Long, long time ago, long enough that I can't recall exactly when was the last time I had it, I often had a recurring dream about a pond. It was a small pond, about the size of a home swimming pool, circular-shaped, located in between a prairie and a forest. The water was dark and blue-green, its depth was a greater mystery. There was a wire fence stretched from left to right, bordering the prairie from the forest, obstructing any entry from the prairie into the forest, vice versa, and it curved around the pond, so the pond technically belonged to the prairie area. The only way to get into the forest was to cross the pond, where there was a small passable hole on the curve of the fence, leading into the dense trees.
What so compelling about the pond was that it had waves. It produced continuous sea waves. Not gentle waves, but South Java Sea kind of waves. If you have ever stood on a beach in Java facing the Indian Ocean, you'd know what I mean. The tides were high and violent, they came from the center of the pond as if it was a stomach of a giant. Each wave rose from the very core, rapidly, and became a tsunami, towered above me, as if it was going to pull me, drown me in its thick alien body, and rip me, gnaw me, and would never let go, until I am nothing but faded clothes and strands of hair lying on its bottom like those victims of Titanic. I wondered how such small water body could contain a vast amount of liquid. As if the pond was bottomless, and it had its personal moon with supernatural gravitational force that kept pulling the water up. However, after becoming such huge wave, the water always fell back into the center of pond. It splashed outside and wetted the stone rim of the pond, but never once leave it.
The pond radiated an ominous feeling. A sense of danger. A warning.
However, in each dream, I stood right in front the pond's mouth, one step from the stone rim. I gazed at it with amazement. I was, and wasn't afraid. It gave me this calming feeling. I observed the pattern of the waves, like a small kid who loved to sit by the sea. I watched the water towered, lowered, towered, lowered. As if challenging it, in each dream, I did nothing but looked right into it. It drew my whole attention. The prairie and forest, birds and grass and trees and everything there had become such insignificant background. I wasn't sure anymore if they were there in the first place. Perhaps the pond just needed a pseudo location for me to map it, but once I recognized it in my mind, all the false landscape that surrounded it would cease to exist.
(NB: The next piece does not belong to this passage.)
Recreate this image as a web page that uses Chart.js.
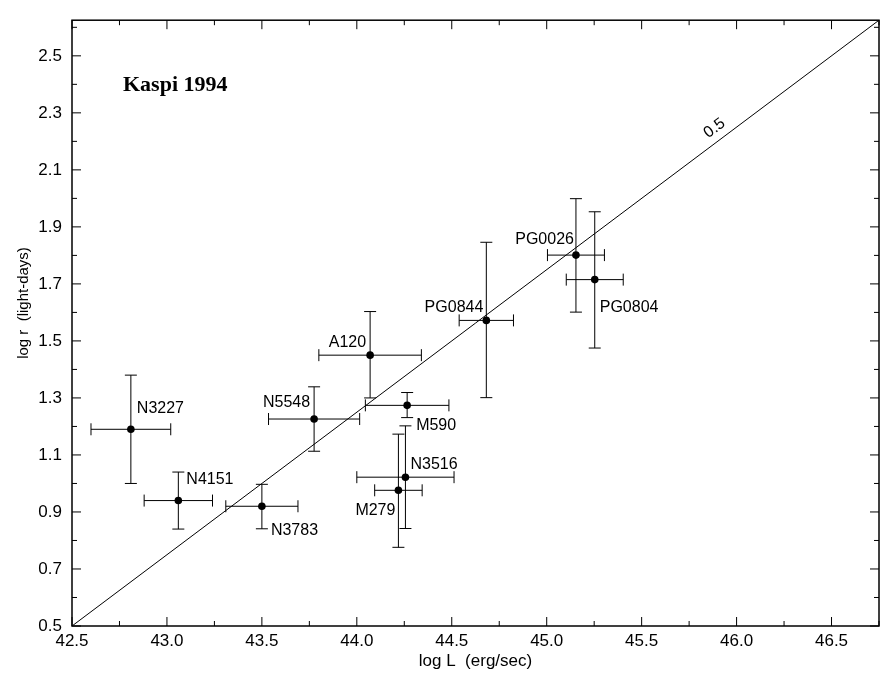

I knew there were only two beings whose existences were real: the pond and me.
I stood there facing the pond. Something at the back of my head whispered to me, "You got to cross it." It pointed at the opening on the fence, right across me. I spotted it every split second the tsunami fell back into the pond. I asked back, "But how?"
That something at the back of my head didn't answer me, and I couldn't figure out the answer myself either. I know that the something was me too, and I know, each and every side and corner of me wouldn't know how to cross the pond. What was it at the other side of the pond, across the fence, in the forest, and of all the paths in the world, why must I cross the gargantuan waves to obtain it?
And for those years in which the dream kept recurring, I chose to stay at the same spot, staring at the waves. Once or twice I saw an inflatable boat, bright orange in color, leaning against the wire fence. Once or twice I saw a sturdier wooden row boat and an oar. I didn't use them. I didn't try. I was too captivated, yet too scared.
Once, and it happened only once, the sky was cloudy like the storm was about to break in. The pond was still. The water reflected the grey sky. I stood there as usual, one step away from the mouth. I saw stone steps, like in a Chinese garden, slightly submerged below the surface. It led to the other side of the pond. I knew I should cross. Right now. This was my only chance. The other side looked calming. The forest wasn't as dense as I thought, there were pink and purple flowers on the forest floor, and I saw some glow on the faraway sky, through the opening between the tree canopies.
When I was about to move, when my body decided to move, I felt a warm lightness in my being. As if my existence was no longer a burden to the world. As if I belonged. As if I was forgiven.
I woke up never knowing whether I have really crossed the pond, and what lies on the other side of the pond. The dream never occurs again ever since. But if it ever appears again, I've vowed to myself to cross it. I will.